Esta decisão certamente
terá impacto futuro na questão da superlotação carcerária causada por penas que
tem sido consideradas, inclusive por próprios ministros do STF como
“desproporcionais” em relação a condutas de pequenos traficantes, sobretudo
mulheres.
Dados de 2014 do
Ministério da Justiça apontam no país uma população carcerária de 622.202
pessoas, das quais 174.216 (28%) foram condenadas por delitos relacionados às
drogas.
ODS 17 - Fortalecer os meios de
implementação e revitalizar a parceria global para o desenvolvimento
sustentável
Esses objetivos têm uma
relação forte com os princípios de cooperação internacional e responsabilidades
compartilhadas, incorporados nas convenções de controle de drogas. Entretanto,
assistência oficial para o desenvolvimento aumentou, enquanto assistência para
setores relativos a drogas diminuiu significativamente desde 2008.
Esforços para eliminar
cultivo ilícito podem impactar fonte de renda e oportunidades de emprego de
camponeses. Pesquisas mostram que esses esforços só terão um impacto positivo
se eles incluírem medidas de desenvolvimento que garantam alternativas de
subsistência e restaurem a segurança e a força da lei.
Intervenções que visam a
fortalecer a influência da lei, o alicerce do desenvolvimento sustentável,
podem influenciar a disponibilidade de drogas no mercado ilícito ao reduzir o
abastecimento através da interdição e aumentando o risco para os traficantes.
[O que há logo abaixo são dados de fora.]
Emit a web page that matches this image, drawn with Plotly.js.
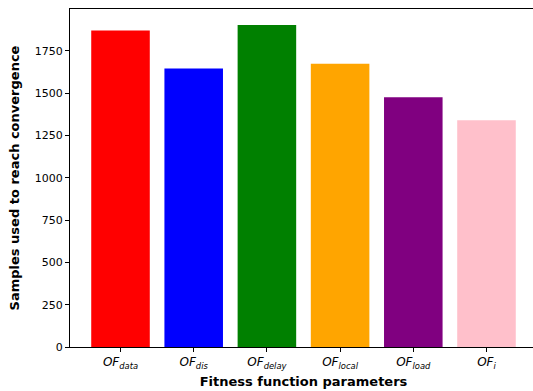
<!DOCTYPE html>
<html>
<head>
<meta charset="utf-8">
<script src="https://cdn.plot.ly/plotly-3.0.1.min.js"></script>
<style>
html, body { margin: 0; padding: 0; overflow: hidden; background: #fff; }
#chart { width: 545px; height: 391px; }
</style>
</head>
<body>
<div id="chart"></div>
<script>
const categories = ["OF_data", "OF_dis", "OF_delay", "OF_local", "OF_load", "OF_i"];
const tickLabels = [
  "<i>OF</i><sub><i>data</i></sub>",
  "<i>OF</i><sub><i>dis</i></sub>",
  "<i>OF</i><sub><i>delay</i></sub>",
  "<i>OF</i><sub><i>local</i></sub>",
  "<i>OF</i><sub><i>load</i></sub>",
  "<i>OF</i><sub><i>i</i></sub>"
];
const samples = [1870, 1645, 1902, 1673, 1476, 1340];
const barColors = ["red", "blue", "green", "orange", "purple", "pink"];
const yTicks = [0, 250, 500, 750, 1000, 1250, 1500, 1750];

const xIdx = categories.map((_, i) => i);

const trace = {
  type: "bar",
  x: xIdx,
  y: samples,
  width: 0.8,
  marker: { color: barColors, line: { width: 0 } },
  hoverinfo: "skip"
};

const layout = {
  width: 545,
  height: 391,
  margin: { l: 70, r: 8, t: 9, b: 44 },
  paper_bgcolor: "#fff",
  plot_bgcolor: "#fff",
  font: { family: "DejaVu Sans", size: 11, color: "#000" },
  showlegend: false,
  xaxis: {
    range: [-0.69, 5.69],
    tickmode: "array",
    tickvals: xIdx,
    ticktext: tickLabels,
    tickfont: { size: 12 },
    ticks: "outside",
    ticklen: 4,
    tickcolor: "#000",
    showline: true,
    linecolor: "#000",
    linewidth: 1,
    mirror: true,
    showgrid: false,
    zeroline: false,
    title: { text: "<b>Fitness function parameters</b>", font: { size: 13 }, standoff: 6 },
    automargin: false
  },
  yaxis: {
    range: [0, 1997],
    tickmode: "array",
    tickvals: yTicks,
    tickfont: { size: 11 },
    ticks: "outside",
    ticklen: 4,
    tickcolor: "#000",
    showline: true,
    linecolor: "#000",
    linewidth: 1,
    mirror: true,
    showgrid: false,
    zeroline: false,
    title: { text: "<b>Samples used to reach convergence</b>", font: { size: 13 }, standoff: 12 },
    automargin: false
  }
};

Plotly.newPlot("chart", [trace], layout, { displayModeBar: false, staticPlot: true });
</script>
</body>
</html>
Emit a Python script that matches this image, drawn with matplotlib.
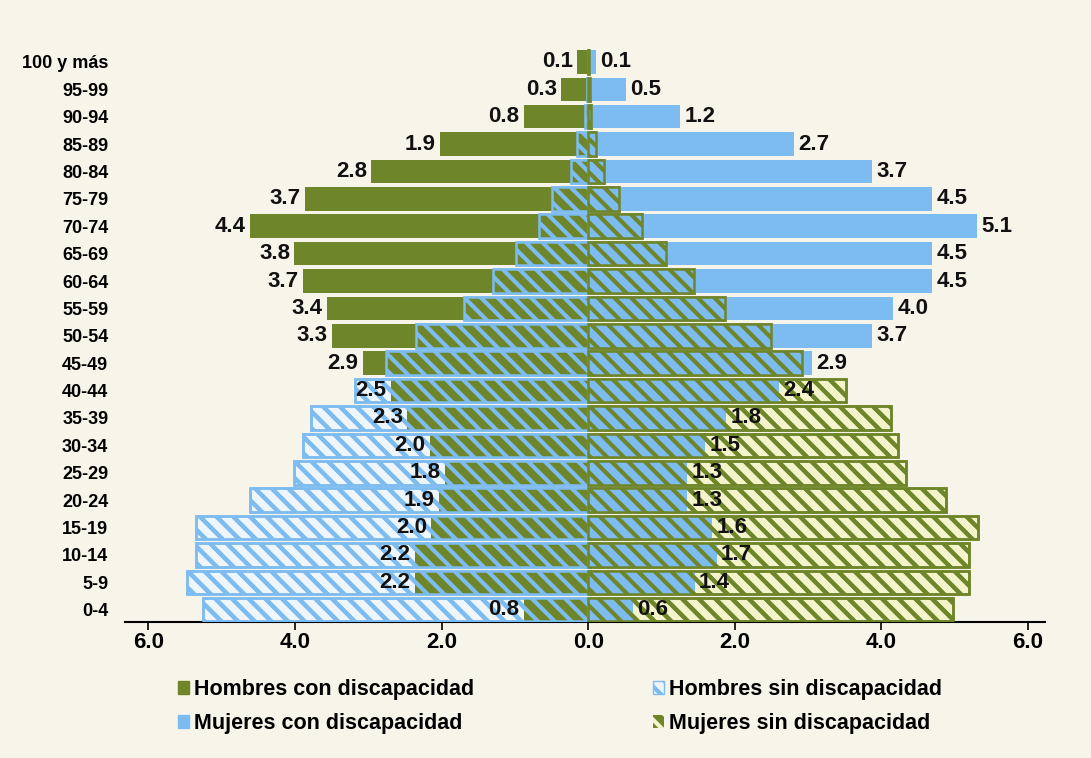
import matplotlib.pyplot as plt
from matplotlib.patches import Patch
import numpy as np

# Grupos de edad (de arriba hacia abajo)
grupos = ['100 y más', '95-99', '90-94', '85-89', '80-84', '75-79', '70-74',
          '65-69', '60-64', '55-59', '50-54', '45-49', '40-44', '35-39',
          '30-34', '25-29', '20-24', '15-19', '10-14', '5-9', '0-4']

# Etiquetas impresas (porcentaje con discapacidad)
hombres_con_etq = [0.1, 0.3, 0.8, 1.9, 2.8, 3.7, 4.4, 3.8, 3.7, 3.4, 3.3,
                   2.9, 2.5, 2.3, 2.0, 1.8, 1.9, 2.0, 2.2, 2.2, 0.8]
mujeres_con_etq = [0.1, 0.5, 1.2, 2.7, 3.7, 4.5, 5.1, 4.5, 4.5, 4.0, 3.7,
                   2.9, 2.4, 1.8, 1.5, 1.3, 1.3, 1.6, 1.7, 1.4, 0.6]

# Largo de las barras
hombres_con = [0.15, 0.37, 0.88, 2.02, 2.96, 3.87, 4.61, 4.01, 3.89, 3.57, 3.50,
               3.08, 2.69, 2.47, 2.16, 1.95, 2.04, 2.14, 2.37, 2.37, 0.88]
hombres_sin = [0.01, 0.02, 0.04, 0.15, 0.23, 0.49, 0.67, 0.98, 1.30, 1.69, 2.35,
               2.76, 3.18, 3.78, 3.89, 4.01, 4.61, 5.35, 5.35, 5.48, 5.26]
mujeres_con = [0.10, 0.51, 1.25, 2.81, 3.87, 4.69, 5.30, 4.69, 4.69, 4.16, 3.87,
               3.05, 2.60, 1.88, 1.59, 1.35, 1.35, 1.69, 1.75, 1.45, 0.61]
mujeres_sin = [0.01, 0.02, 0.04, 0.10, 0.21, 0.42, 0.73, 1.06, 1.44, 1.86, 2.49,
               2.92, 3.52, 4.13, 4.23, 4.34, 4.88, 5.31, 5.19, 5.19, 4.97]

ticks = [-6, -4, -2, 0, 2, 4, 6]
ticks_etq = ['6.0', '4.0', '2.0', '0.0', '2.0', '4.0', '6.0']

# Colores
verde = '#6E8529'
azul = '#7DBCF0'
azul_claro = '#EEF6FB'
amarillo = '#F3F3CC'
fondo = '#F7F5EA'

plt.rcParams['font.family'] = ['Liberation Sans', 'DejaVu Sans']
plt.rcParams['hatch.linewidth'] = 3.0

y = np.arange(len(grupos))[::-1]
h = 0.86
hc = -np.array(hombres_con)
hs = -np.array(hombres_sin)

fig = plt.figure(figsize=(10.91, 7.58), dpi=100, facecolor=fondo)
ax = fig.add_axes([0.1146, 0.1794, 0.8432, 0.7606], facecolor=fondo)

# Hombres: sin discapacidad (fondo), con discapacidad, trama encima
ax.barh(y, hs, height=h, color=azul_claro, edgecolor=azul, linewidth=1.8,
        hatch='\\\\', zorder=1)
ax.barh(y, hc, height=h, color=verde, linewidth=0, zorder=2)
ax.barh(y, hs, height=h, facecolor='none', edgecolor=azul, linewidth=1.8,
        hatch='\\\\', zorder=3)

# Mujeres
ax.barh(y, mujeres_sin, height=h, color=amarillo, edgecolor=verde, linewidth=1.8,
        hatch='\\\\', zorder=1)
ax.barh(y, mujeres_con, height=h, color=azul, linewidth=0, zorder=2)
ax.barh(y, mujeres_sin, height=h, facecolor='none', edgecolor=verde, linewidth=1.8,
        hatch='\\\\', zorder=3)

# Etiquetas de valores
for yi, v, e in zip(y, hc, hombres_con_etq):
    ax.text(v - 0.06, yi, f'{e:.1f}', ha='right', va='center', fontsize=16,
            fontweight='bold', color='#111111', zorder=5)
for yi, v, e in zip(y, mujeres_con, mujeres_con_etq):
    ax.text(v + 0.06, yi, f'{e:.1f}', ha='left', va='center', fontsize=16,
            fontweight='bold', color='#111111', zorder=5)

ax.set_xlim(-6.32, 6.23)
ax.set_ylim(-0.45, 20.6)
ax.set_xticks(ticks)
ax.set_xticklabels(ticks_etq, fontsize=16, fontweight='bold')
ax.set_yticks(y)
ax.set_yticklabels(grupos, fontsize=13, fontweight='bold')
ax.tick_params(axis='y', length=0, pad=12)
ax.tick_params(axis='x', length=6, width=1.2, direction='out', pad=1)
for s in ['top', 'right', 'left']:
    ax.spines[s].set_visible(False)
ax.spines['bottom'].set_linewidth(1.5)

# Leyenda
handles = [
    Patch(facecolor=verde, edgecolor=verde),
    Patch(facecolor=azul, edgecolor=azul),
    Patch(facecolor=azul_claro, edgecolor=azul, hatch='\\\\'),
    Patch(facecolor=verde, edgecolor=amarillo, hatch='\\\\', linewidth=0),
]
labels = ['Hombres con discapacidad', 'Mujeres con discapacidad',
          'Hombres sin discapacidad', 'Mujeres sin discapacidad']
fig.legend(handles, labels, ncol=2, loc='upper left', bbox_to_anchor=(0.145, 0.13),
           frameon=False, handlelength=0.55, handleheight=0.55,
           handletextpad=0.2, labelspacing=0.6, columnspacing=8.3,
           prop={'weight': 'bold', 'size': 15.5})

plt.savefig('out.png', dpi=100, facecolor=fondo)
Isso leva a um aumento de preço nos mercados consumidores.
Entretanto, isso pode
gerar violência, especialmente quando afetam a estrutura interna e externa
desses mercados ilegais. Esses esforços devem ser pensados a longo prazo e
direcionados a todos os protagonistas e elementos do tráfico de drogas, pois,
caso contrário, podem gerar um aumento de violência.
Prevenção, intervenção
precoce, reabilitação, cuidados e medidas de integração social para usuários de
drogas, baseados em evidências científicas, reduzem o uso de drogas e seus
efeitos na saúde pública, um dos componentes mais importantes do bem-estar da
sociedade. Esses benefícios afetam tanto os usuários quanto a sociedade em
geral, mostrando-se eficazes na prevenção de HIV e hepatites virais.